▸ **SET TASK**: Starting at the first line of the listing below, repeat each line up to and including the one containing "const plotLeft = 74.5, plotRight". Leave out pictures.

▸ **MATERIAL**:
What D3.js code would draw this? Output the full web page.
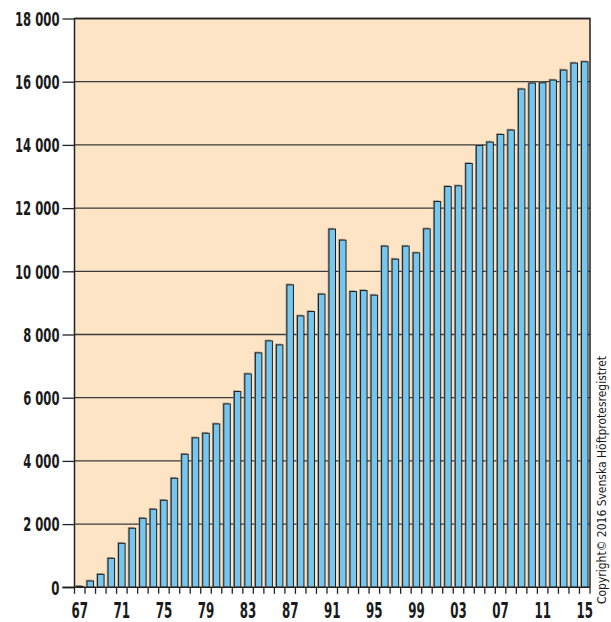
<!DOCTYPE html>
<html>
<head>
<meta charset="utf-8">
<script src="https://cdn.jsdelivr.net/npm/d3@7"></script>
<style>
  body { margin: 0; background: #fff; }
  text { font-family: "DejaVu Sans Condensed", "Liberation Sans", sans-serif; fill: #1a1a1a; }
</style>
</head>
<body>
<script>
// år och antal primäroperationer per år
const years = d3.range(1967, 2016);
const counts = [
  30, 200, 410, 918, 1393, 1868, 2185, 2470, 2754,
  3451, 4211, 4730, 4875, 5170, 5803, 6195, 6753, 7418, 7798, 7671,
  9571, 8589, 8726, 9277, 11335, 10986, 9359, 9391, 9245,
  10796, 10384, 10796, 10584, 11344, 12208, 12683, 12705, 13412,
  13982, 14089, 14330, 14469, 15767, 15957, 15966, 16052, 16368, 16590, 16631
];
const yTicks = d3.range(0, 18001, 2000);
const xLabelYears = d3.range(1967, 2016, 4);
const copyright = "Copyright© 2016 Svenska Höftprotesregistret";

const width = 611, height = 622;
const plotLeft = 74.5, plotRight = 590, plotTop = 18.5, plotBottom = 587.3;

// smal text: bredd per siffra / mellanslag
const textWidth = (s, digit, space) =>
  s.split("").reduce((w, c) => w + (c === " " ? space : digit), 0);

const svg = d3.select("body").append("svg")
  .attr("width", width)
  .attr("height", height);

const x = d3.scaleBand().domain(years).range([plotLeft, plotRight])
  .paddingInner(0.38).paddingOuter(0.19);
const xEdge = d3.scaleBand().domain(years).range([plotLeft, plotRight]).padding(0);
const y = d3.scaleLinear().domain([0, 18000]).range([plotBottom, plotTop]);

// bakgrund
svg.append("rect")
  .attr("x", plotLeft).attr("y", plotTop)
  .attr("width", plotRight - plotLeft).attr("height", plotBottom - plotTop)
  .attr("fill", "#fce4c5");

// stödlinjer
svg.append("g").selectAll("line").data(yTicks.slice(1)).join("line")
  .attr("x1", plotLeft).attr("x2", plotRight)
  .attr("y1", d => y(d)).attr("y2", d => y(d))
  .attr("stroke", "#3a3a3a").attr("stroke-width", 1.3);

// staplar med skugga
const bars = svg.append("g");
bars.selectAll("rect.shadow").data(counts).join("rect")
  .attr("class", "shadow")
  .attr("x", (d, i) => x(years[i]) - 1.3)
  .attr("y", d => y(d) - 1.3)
  .attr("width", x.bandwidth())
  .attr("height", d => plotBottom - y(d))
  .attr("fill", "#8a8580").attr("opacity", 0.75);
bars.selectAll("rect.bar").data(counts).join("rect")
  .attr("class", "bar")
  .attr("x", (d, i) => x(years[i]))
  .attr("y", d => y(d))
  .attr("width", x.bandwidth())
  .attr("height", d => plotBottom - y(d))
  .attr("fill", "#76c7f0")
  .attr("stroke", "#1e1e1e").attr("stroke-width", 1);

// ram
svg.append("path")
  .attr("d", `M${plotLeft},${plotBottom}V${plotTop}H${plotRight}V${plotBottom}`)
  .attr("fill", "none").attr("stroke", "#222").attr("stroke-width", 1.5);

// y-axel
const yFmt = d => d3.format(",")(d).replace(",", " ");
const yAxis = svg.append("g").attr("transform", `translate(${plotLeft},0)`)
  .call(d3.axisLeft(y).tickValues(yTicks).tickSize(12).tickPadding(3).tickFormat(yFmt));
yAxis.select(".domain").remove();
yAxis.selectAll(".tick line").attr("stroke", "#222").attr("stroke-width", 1.3);
yAxis.selectAll(".tick text")
  .attr("font-size", 19).attr("font-weight", "bold")
  .attr("fill", "#1a1a1a").attr("dy", "0.36em")
  .attr("textLength", d => textWidth(yFmt(d), 8.2, 3.5))
  .attr("lengthAdjust", "spacingAndGlyphs");

// x-axel: streck vid varje årsgräns
svg.append("line")
  .attr("x1", plotLeft - 12).attr("x2", plotRight)
  .attr("y1", plotBottom).attr("y2", plotBottom)
  .attr("stroke", "#222").attr("stroke-width", 1.5);
const edges = years.map(d => xEdge(d)).concat([plotRight]);
svg.append("g").selectAll("line").data(edges).join("line")
  .attr("x1", d => d).attr("x2", d => d)
  .attr("y1", plotBottom).attr("y2", plotBottom + 6.5)
  .attr("stroke", "#222").attr("stroke-width", 1.3);

svg.append("g").selectAll("text").data(xLabelYears).join("text")
  .attr("x", d => x(d) + x.bandwidth() / 2)
  .attr("y", 618)
  .attr("text-anchor", "middle")
  .attr("font-size", 21).attr("font-weight", "bold")
  .attr("textLength", 16.5).attr("lengthAdjust", "spacingAndGlyphs")
  .text(d => String(d % 100).padStart(2, "0"));

// copyright
svg.append("text")
  .attr("transform", "translate(606,604) rotate(-90)")
  .attr("font-size", 12)
  .attr("textLength", 248).attr("lengthAdjust", "spacingAndGlyphs")
  .text(copyright);
</script>
</body>
</html>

▸ **ANSWER FOR THIS EXERCISE**:
What D3.js code would draw this? Output the full web page.
<!DOCTYPE html>
<html>
<head>
<meta charset="utf-8">
<script src="https://cdn.jsdelivr.net/npm/d3@7"></script>
<style>
  body { margin: 0; background: #fff; }
  text { font-family: "DejaVu Sans Condensed", "Liberation Sans", sans-serif; fill: #1a1a1a; }
</style>
</head>
<body>
<script>
// år och antal primäroperationer per år
const years = d3.range(1967, 2016);
const counts = [
  30, 200, 410, 918, 1393, 1868, 2185, 2470, 2754,
  3451, 4211, 4730, 4875, 5170, 5803, 6195, 6753, 7418, 7798, 7671,
  9571, 8589, 8726, 9277, 11335, 10986, 9359, 9391, 9245,
  10796, 10384, 10796, 10584, 11344, 12208, 12683, 12705, 13412,
  13982, 14089, 14330, 14469, 15767, 15957, 15966, 16052, 16368, 16590, 16631
];
const yTicks = d3.range(0, 18001, 2000);
const xLabelYears = d3.range(1967, 2016, 4);
const copyright = "Copyright© 2016 Svenska Höftprotesregistret";

const width = 611, height = 622;
const plotLeft = 74.5, plotRight = 590, plotTop = 18.5, plotBottom = 587.3;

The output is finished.